◆ Provided material:
-- -- --
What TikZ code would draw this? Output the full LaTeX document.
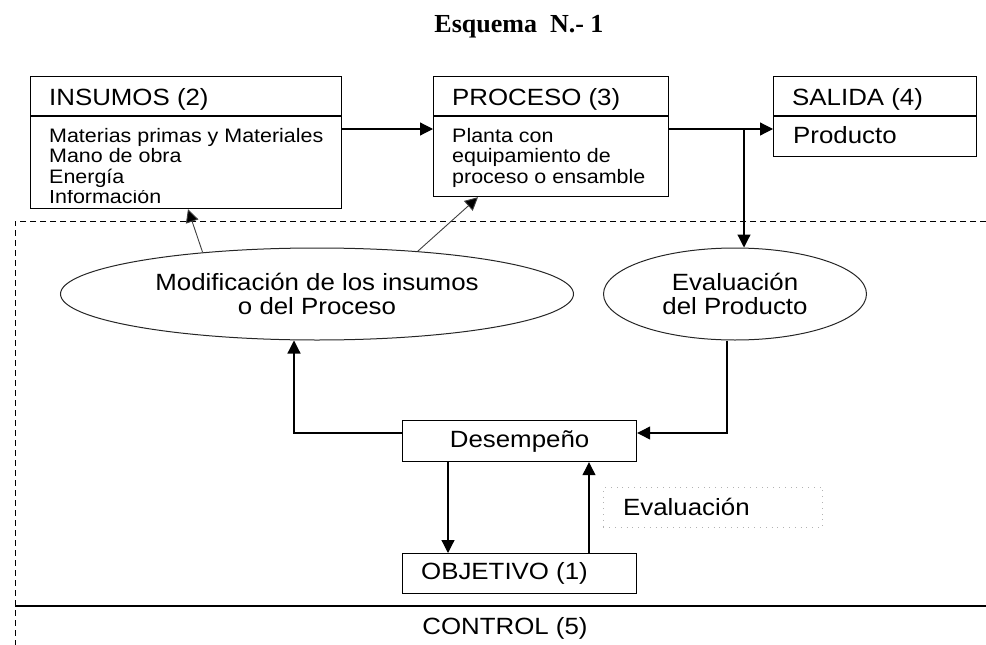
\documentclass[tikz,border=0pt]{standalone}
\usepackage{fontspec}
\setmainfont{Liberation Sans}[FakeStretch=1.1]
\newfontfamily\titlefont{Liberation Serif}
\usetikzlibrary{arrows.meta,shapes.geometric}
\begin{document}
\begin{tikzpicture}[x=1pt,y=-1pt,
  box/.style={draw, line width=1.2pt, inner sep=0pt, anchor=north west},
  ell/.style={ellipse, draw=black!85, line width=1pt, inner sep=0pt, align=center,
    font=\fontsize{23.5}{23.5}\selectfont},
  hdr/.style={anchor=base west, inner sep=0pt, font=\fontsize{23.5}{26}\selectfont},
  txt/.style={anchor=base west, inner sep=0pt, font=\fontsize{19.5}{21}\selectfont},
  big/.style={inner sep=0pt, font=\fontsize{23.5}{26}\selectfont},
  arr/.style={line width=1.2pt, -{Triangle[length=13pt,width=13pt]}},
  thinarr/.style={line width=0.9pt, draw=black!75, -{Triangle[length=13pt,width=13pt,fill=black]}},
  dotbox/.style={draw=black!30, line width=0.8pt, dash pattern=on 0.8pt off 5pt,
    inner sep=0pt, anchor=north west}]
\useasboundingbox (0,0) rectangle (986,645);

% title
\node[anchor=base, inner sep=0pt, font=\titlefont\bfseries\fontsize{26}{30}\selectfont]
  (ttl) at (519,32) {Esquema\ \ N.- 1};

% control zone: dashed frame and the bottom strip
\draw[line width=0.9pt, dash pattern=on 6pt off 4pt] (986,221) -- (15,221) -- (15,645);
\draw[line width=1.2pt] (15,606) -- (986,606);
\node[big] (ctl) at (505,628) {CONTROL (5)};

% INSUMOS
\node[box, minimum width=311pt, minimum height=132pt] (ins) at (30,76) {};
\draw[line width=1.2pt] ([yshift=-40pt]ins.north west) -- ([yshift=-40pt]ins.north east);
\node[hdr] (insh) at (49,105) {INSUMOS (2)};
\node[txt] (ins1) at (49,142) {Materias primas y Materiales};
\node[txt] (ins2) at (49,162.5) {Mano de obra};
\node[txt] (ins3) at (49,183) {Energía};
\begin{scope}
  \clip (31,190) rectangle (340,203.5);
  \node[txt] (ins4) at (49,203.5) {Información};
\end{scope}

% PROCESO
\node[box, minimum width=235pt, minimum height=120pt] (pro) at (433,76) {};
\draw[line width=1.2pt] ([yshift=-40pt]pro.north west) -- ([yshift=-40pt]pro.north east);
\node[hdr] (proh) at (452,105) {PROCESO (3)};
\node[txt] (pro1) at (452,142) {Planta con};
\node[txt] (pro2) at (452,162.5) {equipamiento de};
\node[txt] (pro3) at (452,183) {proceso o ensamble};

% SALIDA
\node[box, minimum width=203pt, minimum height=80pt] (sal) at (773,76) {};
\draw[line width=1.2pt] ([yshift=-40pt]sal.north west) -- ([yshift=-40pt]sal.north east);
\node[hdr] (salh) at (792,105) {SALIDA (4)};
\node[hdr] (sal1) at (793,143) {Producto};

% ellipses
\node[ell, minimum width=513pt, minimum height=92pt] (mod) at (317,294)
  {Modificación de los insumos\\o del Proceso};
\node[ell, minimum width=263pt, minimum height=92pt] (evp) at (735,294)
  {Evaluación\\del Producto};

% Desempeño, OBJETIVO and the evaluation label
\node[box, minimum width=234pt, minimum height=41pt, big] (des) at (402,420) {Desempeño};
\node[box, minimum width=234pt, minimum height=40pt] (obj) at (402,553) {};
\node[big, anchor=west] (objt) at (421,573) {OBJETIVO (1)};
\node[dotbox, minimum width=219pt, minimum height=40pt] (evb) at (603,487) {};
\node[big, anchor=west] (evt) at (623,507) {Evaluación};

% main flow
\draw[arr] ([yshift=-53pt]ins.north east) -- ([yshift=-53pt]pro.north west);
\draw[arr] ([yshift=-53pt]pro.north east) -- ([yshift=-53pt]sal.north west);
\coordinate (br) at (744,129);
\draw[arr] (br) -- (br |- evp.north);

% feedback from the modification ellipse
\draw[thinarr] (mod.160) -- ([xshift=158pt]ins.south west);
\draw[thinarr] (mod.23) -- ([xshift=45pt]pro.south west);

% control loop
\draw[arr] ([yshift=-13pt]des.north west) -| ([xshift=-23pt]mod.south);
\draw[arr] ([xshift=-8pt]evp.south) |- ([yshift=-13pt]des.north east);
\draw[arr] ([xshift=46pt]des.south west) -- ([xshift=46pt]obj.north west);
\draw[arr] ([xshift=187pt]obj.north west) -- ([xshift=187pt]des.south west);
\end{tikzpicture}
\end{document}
-- -- --
◆ Given request: Leave out the pictures and transcribe everything else exactly.

◆ Result of the exercise:
What TikZ code would draw this? Output the full LaTeX document.
\documentclass[tikz,border=0pt]{standalone}
\usepackage{fontspec}
\setmainfont{Liberation Sans}[FakeStretch=1.1]
\newfontfamily\titlefont{Liberation Serif}
\usetikzlibrary{arrows.meta,shapes.geometric}
\begin{document}
\begin{tikzpicture}[x=1pt,y=-1pt,
  box/.style={draw, line width=1.2pt, inner sep=0pt, anchor=north west},
  ell/.style={ellipse, draw=black!85, line width=1pt, inner sep=0pt, align=center,
    font=\fontsize{23.5}{23.5}\selectfont},
  hdr/.style={anchor=base west, inner sep=0pt, font=\fontsize{23.5}{26}\selectfont},
  txt/.style={anchor=base west, inner sep=0pt, font=\fontsize{19.5}{21}\selectfont},
  big/.style={inner sep=0pt, font=\fontsize{23.5}{26}\selectfont},
  arr/.style={line width=1.2pt, -{Triangle[length=13pt,width=13pt]}},
  thinarr/.style={line width=0.9pt, draw=black!75, -{Triangle[length=13pt,width=13pt,fill=black]}},
  dotbox/.style={draw=black!30, line width=0.8pt, dash pattern=on 0.8pt off 5pt,
    inner sep=0pt, anchor=north west}]
\useasboundingbox (0,0) rectangle (986,645);

% title
\node[anchor=base, inner sep=0pt, font=\titlefont\bfseries\fontsize{26}{30}\selectfont]
  (ttl) at (519,32) {Esquema\ \ N.- 1};

% control zone: dashed frame and the bottom strip
\draw[line width=0.9pt, dash pattern=on 6pt off 4pt] (986,221) -- (15,221) -- (15,645);
\draw[line width=1.2pt] (15,606) -- (986,606);
\node[big] (ctl) at (505,628) {CONTROL (5)};

% INSUMOS
\node[box, minimum width=311pt, minimum height=132pt] (ins) at (30,76) {};
\draw[line width=1.2pt] ([yshift=-40pt]ins.north west) -- ([yshift=-40pt]ins.north east);
\node[hdr] (insh) at (49,105) {INSUMOS (2)};
\node[txt] (ins1) at (49,142) {Materias primas y Materiales};
\node[txt] (ins2) at (49,162.5) {Mano de obra};
\node[txt] (ins3) at (49,183) {Energía};
\begin{scope}
  \clip (31,190) rectangle (340,203.5);
  \node[txt] (ins4) at (49,203.5) {Información};
\end{scope}

% PROCESO
\node[box, minimum width=235pt, minimum height=120pt] (pro) at (433,76) {};
\draw[line width=1.2pt] ([yshift=-40pt]pro.north west) -- ([yshift=-40pt]pro.north east);
\node[hdr] (proh) at (452,105) {PROCESO (3)};
\node[txt] (pro1) at (452,142) {Planta con};
\node[txt] (pro2) at (452,162.5) {equipamiento de};
\node[txt] (pro3) at (452,183) {proceso o ensamble};

% SALIDA
\node[box, minimum width=203pt, minimum height=80pt] (sal) at (773,76) {};
\draw[line width=1.2pt] ([yshift=-40pt]sal.north west) -- ([yshift=-40pt]sal.north east);
\node[hdr] (salh) at (792,105) {SALIDA (4)};
\node[hdr] (sal1) at (793,143) {Producto};

% ellipses
\node[ell, minimum width=513pt, minimum height=92pt] (mod) at (317,294)
  {Modificación de los insumos\\o del Proceso};
\node[ell, minimum width=263pt, minimum height=92pt] (evp) at (735,294)
  {Evaluación\\del Producto};

% Desempeño, OBJETIVO and the evaluation label
\node[box, minimum width=234pt, minimum height=41pt, big] (des) at (402,420) {Desempeño};
\node[box, minimum width=234pt, minimum height=40pt] (obj) at (402,553) {};
\node[big, anchor=west] (objt) at (421,573) {OBJETIVO (1)};
\node[dotbox, minimum width=219pt, minimum height=40pt] (evb) at (603,487) {};
\node[big, anchor=west] (evt) at (623,507) {Evaluación};

% main flow
\draw[arr] ([yshift=-53pt]ins.north east) -- ([yshift=-53pt]pro.north west);
\draw[arr] ([yshift=-53pt]pro.north east) -- ([yshift=-53pt]sal.north west);
\coordinate (br) at (744,129);
\draw[arr] (br) -- (br |- evp.north);

% feedback from the modification ellipse
\draw[thinarr] (mod.160) -- ([xshift=158pt]ins.south west);
\draw[thinarr] (mod.23) -- ([xshift=45pt]pro.south west);

% control loop
\draw[arr] ([yshift=-13pt]des.north west) -| ([xshift=-23pt]mod.south);
\draw[arr] ([xshift=-8pt]evp.south) |- ([yshift=-13pt]des.north east);
\draw[arr] ([xshift=46pt]des.south west) -- ([xshift=46pt]obj.north west);
\draw[arr] ([xshift=187pt]obj.north west) -- ([xshift=187pt]des.south west);
\end{tikzpicture}
\end{document}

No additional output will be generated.